Monday, June 7, 2010

A Black Hole

Busted Flat In Mobile
I have finally run out of money. It seems to have been the goal of the hundreds of street people to assist me in obtaining this milestone, but I see it as being my own fault.
"Aint it funny how the things you want the most are the things you need the least" -Bob Dylan
This morning, of course, was my first encounter with a cop who told me to get out of the street.
My focus tonight will be to make some money somewhere, probably the exact same spot.
Tommorow, I go to the place called "15 Place" to become a "member" and be issued an ID with my picture on it, identifying me as a homeless person. You have to prove that you are homeless, in order to get some things. You have to prove that you have a residence to get other things.
I am going to re-new my food stamp card. It is easy to do, here in Alabama. You just need proof that you are homeless.
I need to be at 15 Place at 7:45 am. so that I can get on The List. The List fills up fast, or it did this morning, when I got there at 8:10 am.
Then, I can renew my food stamp card, using 15 Joachim St. as an address; and I can also receive mail there, hurray. I haven't used the card in months, such was our prosperity in Jacksonville.
Then, I can try to reinstate my State ID. They need proof that you have a residence.

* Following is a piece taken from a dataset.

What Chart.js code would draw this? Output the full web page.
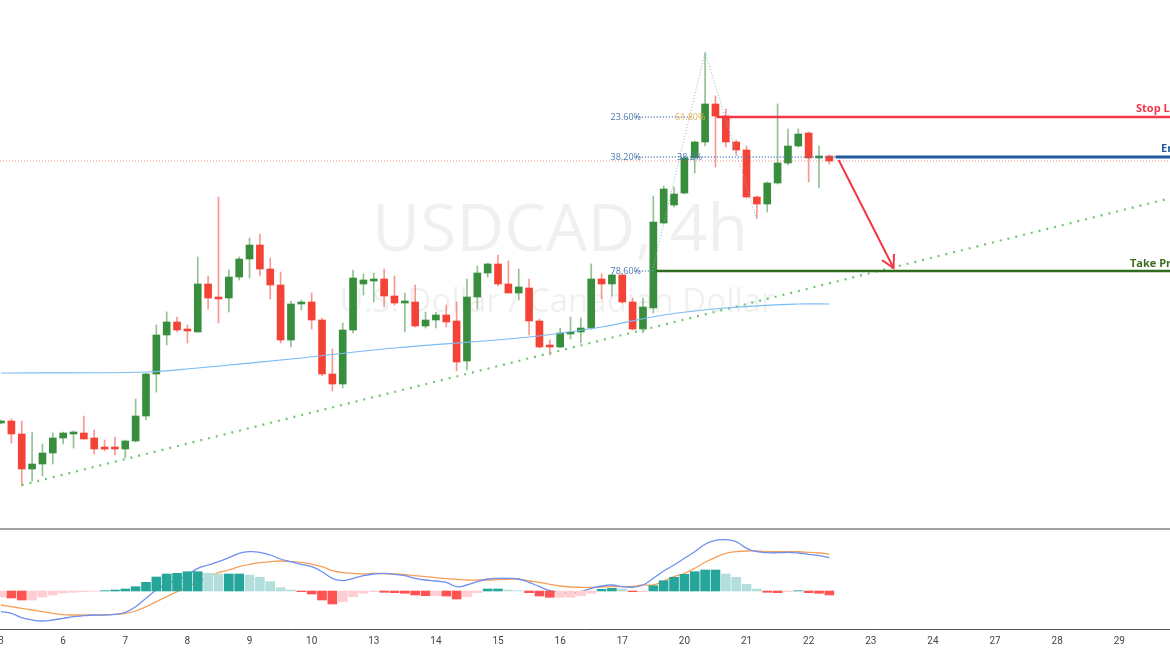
<!DOCTYPE html>
<html>
<head>
<meta charset="utf-8">
<script src="https://cdn.jsdelivr.net/npm/chart.js@4.4.0/dist/chart.umd.min.js"></script>
<style>
  html, body { margin: 0; padding: 0; background: #fff; }
  canvas { display: block; }
</style>
</head>
<body>
<canvas id="chart" width="1170" height="650"></canvas>
<script>
// 4h candles, USDCAD
const openP  = [1.3377,1.3379,1.3366,1.3331,1.3336,1.3347,1.3362,1.3366,1.3367,1.3362,1.3352,1.3352,1.3351,1.3359,1.3384,1.3426,1.3465,1.3478,1.3471,1.3468,
                1.3516,1.3503,1.3502,1.3523,1.3541,1.3555,1.3531,1.3515,1.3460,1.3496,1.3498,1.3480,1.3426,1.3416,1.3470,1.3516,1.3519,1.3521,1.3504,1.3497,
                1.3498,1.3474,1.3480,1.3485,1.3479,1.3439,1.3503,1.3527,1.3536,1.3516,1.3507,1.3512,1.3479,1.3454,1.3453,1.3466,1.3468,1.3472,1.3521,1.3516,
                1.3525,1.3498,1.3471,1.3492,1.3577,1.3595,1.3607,1.3642,1.3658,1.3696,1.3684,1.3658,1.3650,1.3603,1.3596,1.3617,1.3637,1.3654,1.3667,1.3642,1.3644];
const highP  = [1.3380,1.3381,1.3379,1.3368,1.3356,1.3367,1.3368,1.3369,1.3384,1.3370,1.3360,1.3363,1.3360,1.3401,1.3427,1.3475,1.3488,1.3483,1.3475,1.3543,
                1.3524,1.3603,1.3530,1.3543,1.3562,1.3566,1.3542,1.3528,1.3499,1.3500,1.3507,1.3482,1.3451,1.3477,1.3530,1.3526,1.3527,1.3531,1.3524,1.3507,
                1.3515,1.3488,1.3488,1.3495,1.3498,1.3521,1.3534,1.3537,1.3545,1.3539,1.3531,1.3521,1.3481,1.3460,1.3472,1.3483,1.3482,1.3536,1.3526,1.3526,
                1.3526,1.3502,1.3502,1.3604,1.3614,1.3613,1.3643,1.3659,1.3747,1.3704,1.3691,1.3660,1.3654,1.3604,1.3618,1.3696,1.3671,1.3671,1.3668,1.3654,1.3645];
const lowP   = [1.3376,1.3357,1.3314,1.3319,1.3324,1.3336,1.3356,1.3352,1.3361,1.3346,1.3349,1.3345,1.3342,1.3358,1.3380,1.3408,1.3455,1.3468,1.3457,1.3468,
                1.3491,1.3477,1.3488,1.3520,1.3522,1.3524,1.3501,1.3457,1.3453,1.3490,1.3471,1.3424,1.3409,1.3412,1.3467,1.3505,1.3498,1.3493,1.3495,1.3468,
                1.3473,1.3472,1.3472,1.3473,1.3429,1.3430,1.3491,1.3523,1.3514,1.3507,1.3500,1.3465,1.3452,1.3445,1.3452,1.3461,1.3457,1.3471,1.3501,1.3504,
                1.3497,1.3470,1.3467,1.3487,1.3576,1.3593,1.3606,1.3627,1.3654,1.3633,1.3653,1.3645,1.3602,1.3582,1.3588,1.3616,1.3635,1.3653,1.3618,1.3612,1.3636];
const closeP = [1.3379,1.3366,1.3331,1.3336,1.3347,1.3362,1.3367,1.3367,1.3361,1.3351,1.3351,1.3351,1.3359,1.3384,1.3426,1.3465,1.3478,1.3470,1.3469,1.3516,
                1.3502,1.3501,1.3523,1.3541,1.3555,1.3531,1.3515,1.3460,1.3496,1.3498,1.3480,1.3426,1.3416,1.3470,1.3522,1.3520,1.3520,1.3504,1.3497,1.3498,
                1.3474,1.3480,1.3485,1.3478,1.3438,1.3503,1.3527,1.3536,1.3516,1.3507,1.3513,1.3479,1.3453,1.3453,1.3467,1.3468,1.3472,1.3521,1.3516,1.3525,
                1.3498,1.3471,1.3493,1.3578,1.3611,1.3606,1.3642,1.3658,1.3696,1.3684,1.3658,1.3650,1.3603,1.3596,1.3617,1.3637,1.3654,1.3666,1.3642,1.3643,1.3639];

// moving average (read at a few candles)
const maIdx = [0, 14, 19, 29, 38, 51, 58, 64, 70, 77, 80];
const maVal = [1.3427,1.3428,1.3432,1.3442,1.3452,1.3463,1.3473,1.3485,1.3492,1.3496,1.3496];

// MACD panel
const macdHist = [-6,-7,-9,-9,-6,-4,-2,-1.3,-0.7,-0.3,0.3,1,2,4.3,8.7,14,17,17.7,19.3,19.3,
                  17.7,17,17,17,16,13.7,9.3,3.3,1,-0.7,-3,-9,-13,-10.7,-5.7,-2.3,-0.7,-1.3,-1.7,-2.3,
                  -4,-4.7,-4.7,-5,-8,-5.7,-1.7,2,2,1,0.3,-1.7,-5,-6.3,-6.3,-6.3,-4.7,-2.3,1.7,2.7,
                  2,-0.7,-0.7,5.3,10.3,13.7,16.7,19.3,21,21,17,13.7,6.7,2,-1.3,-1.7,-0.7,0.3,-1.7,-2.3,-4];
const macdLine = [-20.7,-22.3,-26.7,-29,-30,-29,-27.3,-25.7,-24.7,-24,-24,-23.3,-21.3,-15.7,-7.3,1,6.7,11,16,22.7,
                  26,29.3,33.3,37.7,39.3,38.7,36,32,29.3,26.7,24.3,19.3,12.7,10.3,12.7,15.3,17,17.7,16.7,15.3,
                  12.7,11,10,8.7,4.3,6,9.3,12,12.7,12.7,12,8.7,4.3,0.3,-1.3,-2.3,-0.7,2.7,5,6,
                  4.3,3.7,6,12.7,20,26,32.7,39.3,46.7,50.7,51.3,49.3,42.7,39.3,38.3,38.3,38.7,38,36.7,35.3,33.3];
const signalLine = [-14,-15.7,-17.3,-19,-20.7,-22.3,-23.7,-24,-24,-24,-24,-23.3,-22.3,-20,-15.7,-10.7,-5.7,-0.7,4.3,9.3,
                    14.3,18.3,21,24.3,26.7,28.3,29.3,30,29.3,28.7,26.7,24.3,20.3,18.3,17.7,17,17.7,17.3,17,16.3,
                    15.3,14.3,13.3,12.3,11.7,11,11,11,11.3,11.7,11.7,10,8.7,6.7,5,4,3.7,3.7,4,4.3,
                    4.3,4.7,6,6,10,14.3,17.7,22.7,28.7,33.7,37.7,39.3,40,40,39.3,39.3,39.3,39.3,38.7,38,37];

const dayLabels = ['3','6','7','8','9','10','13','14','15','16','17','20','21','22','23','24','27','28','29'];
const dayTicks  = dayLabels.map((d, i) => i * 6);

// trade setup
const trendFrom = [2, 1.3315];
const trendTo   = [113, 1.3602];
const zigzag    = [[62.9, 1.3529], [68, 1.3748], [73, 1.3580]];
const fib236 = 1.3683, fib382 = 1.3643, fib786 = 1.3529;
const stopLoss = 1.3683, entry = 1.3643, takeProfit = 1.3529, lastPrice = 1.3639;
const arrowFrom = [80.9, 1.3640], arrowTo = [86.2, 1.3532];

const idx = openP.map((_, i) => i);
const up = idx.map(i => closeP[i] >= openP[i]);
const GREEN = '#388e3c', RED = '#f44336';

const histColors = macdHist.map((v, i) => {
  const prev = i > 0 ? macdHist[i - 1] : v;
  if (v >= 0) return v >= prev ? '#26a69a' : '#b2dfdb';
  return v < prev ? '#ff5252' : '#ffcdd2';
});

const overlay = {
  id: 'overlay',
  beforeDatasetsDraw(chart) {
    const { ctx } = chart;
    ctx.save();
    ctx.fillStyle = 'rgba(0,0,0,0.06)';
    ctx.textAlign = 'center';
    ctx.textBaseline = 'middle';
    ctx.font = '66px "Open Sans", sans-serif';
    ctx.fillText('USDCAD, 4h', 560, 232);
    ctx.font = '33px "Open Sans", sans-serif';
    ctx.fillText('U.S. Dollar / Canadian Dollar', 557, 303);
    ctx.restore();
  },
  afterDatasetsDraw(chart) {
    const { ctx, chartArea: a, scales: { x, y, y2 } } = chart;
    const px = v => x.getPixelForValue(v), py = v => y.getPixelForValue(v);
    ctx.save();
    // panel separator
    const sep = y2.getPixelForValue(62);
    ctx.strokeStyle = '#444';
    ctx.lineWidth = 1;
    ctx.beginPath(); ctx.moveTo(a.left, sep); ctx.lineTo(a.right, sep); ctx.stroke();

    // last price dotted line
    ctx.setLineDash([1, 2]);
    ctx.strokeStyle = 'rgba(244,67,54,0.6)';
    ctx.beginPath(); ctx.moveTo(a.left, py(lastPrice)); ctx.lineTo(a.right, py(lastPrice)); ctx.stroke();

    // fib levels
    ctx.strokeStyle = '#4a78b0';
    ctx.lineWidth = 1.5;
    [[fib236, 61.3, 66.8], [fib382, 61.3, 81], [fib786, 61.3, 63]].forEach(([v, s, e]) => {
      ctx.beginPath(); ctx.moveTo(px(s), py(v)); ctx.lineTo(px(e), py(v)); ctx.stroke();
    });
    ctx.setLineDash([]);

    // stop / entry / take profit
    ctx.lineWidth = 2.5;
    ctx.strokeStyle = '#f23645';
    ctx.beginPath(); ctx.moveTo(px(69.1), py(stopLoss)); ctx.lineTo(a.right, py(stopLoss)); ctx.stroke();
    ctx.lineWidth = 3;
    ctx.strokeStyle = '#1f5a9c';
    ctx.beginPath(); ctx.moveTo(px(80.6), py(entry)); ctx.lineTo(a.right, py(entry)); ctx.stroke();
    ctx.lineWidth = 2.5;
    ctx.strokeStyle = '#2e6b1e';
    ctx.beginPath(); ctx.moveTo(px(63.3), py(takeProfit)); ctx.lineTo(a.right, py(takeProfit)); ctx.stroke();

    ctx.font = 'bold 11px "Open Sans", sans-serif';
    ctx.textBaseline = 'alphabetic';
    ctx.textAlign = 'left';
    ctx.fillStyle = '#f23645'; ctx.fillText('Stop Loss', 1136, py(stopLoss) - 5);
    ctx.fillStyle = '#1f5a9c'; ctx.fillText('Entry', 1161, py(entry) - 5);
    ctx.fillStyle = '#3b6d22'; ctx.fillText('Take Profit', 1130, py(takeProfit) - 4);

    ctx.font = '9px "Open Sans", sans-serif';
    ctx.textBaseline = 'middle';
    ctx.textAlign = 'right';
    ctx.fillStyle = '#4a78b0';
    ctx.fillText('23.60%', 641, py(fib236));
    ctx.fillText('38.20%', 641, py(fib382));
    ctx.fillText('78.60%', 641, py(fib786));
    ctx.textAlign = 'left';
    ctx.fillStyle = '#e0b050'; ctx.fillText('61.80%', 675, py(fib236));
    ctx.fillStyle = '#4a78b0'; ctx.fillText('38.2%', 677, py(fib382));

    // arrow
    const x1 = px(arrowFrom[0]), y1 = py(arrowFrom[1]), x2 = px(arrowTo[0]), y2p = py(arrowTo[1]);
    ctx.strokeStyle = '#f23645';
    ctx.lineWidth = 2;
    ctx.beginPath(); ctx.moveTo(x1, y1); ctx.lineTo(x2, y2p); ctx.stroke();
    const ang = Math.atan2(y2p - y1, x2 - x1);
    ctx.beginPath();
    ctx.moveTo(x2 - 14 * Math.cos(ang - 0.5), y2p - 14 * Math.sin(ang - 0.5));
    ctx.lineTo(x2, y2p);
    ctx.lineTo(x2 - 14 * Math.cos(ang + 0.5), y2p - 14 * Math.sin(ang + 0.5));
    ctx.stroke();
    ctx.restore();
  }
};

new Chart(document.getElementById('chart'), {
  data: {
    datasets: [
      { type: 'bar', label: 'hist', yAxisID: 'y2', grouped: false, barThickness: 9,
        data: idx.map(i => ({ x: i, y: macdHist[i] })), backgroundColor: histColors },
      { type: 'line', label: 'macd', yAxisID: 'y2', data: idx.map(i => ({ x: i, y: macdLine[i] })),
        borderColor: '#6d8ff0', borderWidth: 1.3, pointRadius: 0, tension: 0.4 },
      { type: 'line', label: 'signal', yAxisID: 'y2', data: idx.map(i => ({ x: i, y: signalLine[i] })),
        borderColor: '#f5a05a', borderWidth: 1.3, pointRadius: 0, tension: 0.4 },
      { type: 'line', label: 'ma', yAxisID: 'y', data: maIdx.map((k, i) => ({ x: k, y: maVal[i] })),
        borderColor: '#7cbcf5', borderWidth: 1.2, pointRadius: 0, tension: 0.4 },
      { type: 'line', label: 'trend', yAxisID: 'y', data: [{ x: trendFrom[0], y: trendFrom[1] }, { x: trendTo[0], y: trendTo[1] }],
        borderColor: '#6cc870', borderWidth: 2.2, borderDash: [2, 6], pointRadius: 0 },
      { type: 'line', label: 'zigzag', yAxisID: 'y', data: zigzag.map(p => ({ x: p[0], y: p[1] })),
        borderColor: '#8fb0d8', borderWidth: 1, borderDash: [1, 2], pointRadius: 0 },
      { type: 'bar', label: 'wick', yAxisID: 'y', grouped: false, barThickness: 1,
        data: idx.map(i => ({ x: i, y: [lowP[i], highP[i]] })),
        backgroundColor: idx.map(i => up[i] ? 'rgba(56,142,60,0.55)' : 'rgba(244,67,54,0.55)') },
      { type: 'bar', label: 'body', yAxisID: 'y', grouped: false, barThickness: 7, minBarLength: 2,
        data: idx.map(i => ({ x: i, y: [openP[i], closeP[i]] })),
        backgroundColor: idx.map(i => up[i] ? GREEN : RED) }
    ]
  },
  options: {
    responsive: false,
    animation: false,
    layout: { padding: 0 },
    plugins: { legend: { display: false }, tooltip: { enabled: false } },
    scales: {
      x: {
        type: 'linear', min: -0.1, max: 112.9, offset: false,
        grid: { display: false, drawTicks: false },
        border: { display: true, color: '#555', width: 1 },
        afterBuildTicks: s => { s.ticks = dayTicks.map(v => ({ value: v })); },
        afterFit: s => { s.height = 21; s.paddingLeft = 0; s.paddingRight = 0; },
        ticks: { autoSkip: false, maxRotation: 0, padding: 6, color: '#444',
                 font: { size: 10, family: 'Roboto' },
                 callback: v => dayLabels[dayTicks.indexOf(v)] }
      },
      y: { display: false, min: 1.3171, max: 1.3800 },
      y2: { display: false, min: -38, max: 591 }
    }
  },
  plugins: [overlay]
});
</script>
</body>
</html>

The Salvation Army has funds to help the homeless with their ID cards. The funds come in on the 10th of the month. I should be in position for this month, with my brand new homeless ID, identifying me as being homeless. Just being found sleeping behind a building is not verification enough.
Tonight, I want to make money at the spot where I was run off. I then want to take the city bus all the way out to where I hid my big backpack and the tent. I hope it/they will still be there. I will re-hide them, after taking some things from the big bag, and switching out some things from the small bag, as per the knowledge which I have gained as to the necessity of things in this situation.
"Spare Change And Cigarettes Go In, But Never Come Out"
I should have my ID tommorow, though, they warned me that it will be a "most of the day," process, taking valuable time away from whiling away time, which doesn't surprise me.
Once I get my food card and my official State ID, I just might take that train to West Palm Beach, Florida. The abundance of resources for the homeless here has created an environment which is like a black hole, where spare change and cigarettes go in, but never come out.
When I played on Saturday night, I made only about 10 bucks. I had almost as many requests for "Can I get one of those dollars??" by street people whom I had never seen before.
Part Of The Problem
Part of the problem is that I am downtown in the ghetto. In Jacksonville, I never would have considered trying to survive downtown, because I saw it as I see this place. Wherever I go, I feel like I am a target. Every time I hear someone shout "Hey, guitar man!" and motion me over towards them, or have them come up upon me, it is ALWAYS about a cigarette or some change. Well, maybe I'm not being fair. It is about a cigarette or some spare change 99.9125% of the time....
Build It And She Will Come
I will search for the part of Mobile which is like the Mandarin of Jacksonville; far enough out (and on the bus line) that the people aren't hounded daily by bums, and where there will be beautiful landscapes where the tent can be pitched. I think that is about the time that Karrie will intuit that the time of her showing up unexpectedly will have come....build it and she will come.
I miss her, especially since "misery enjoys company."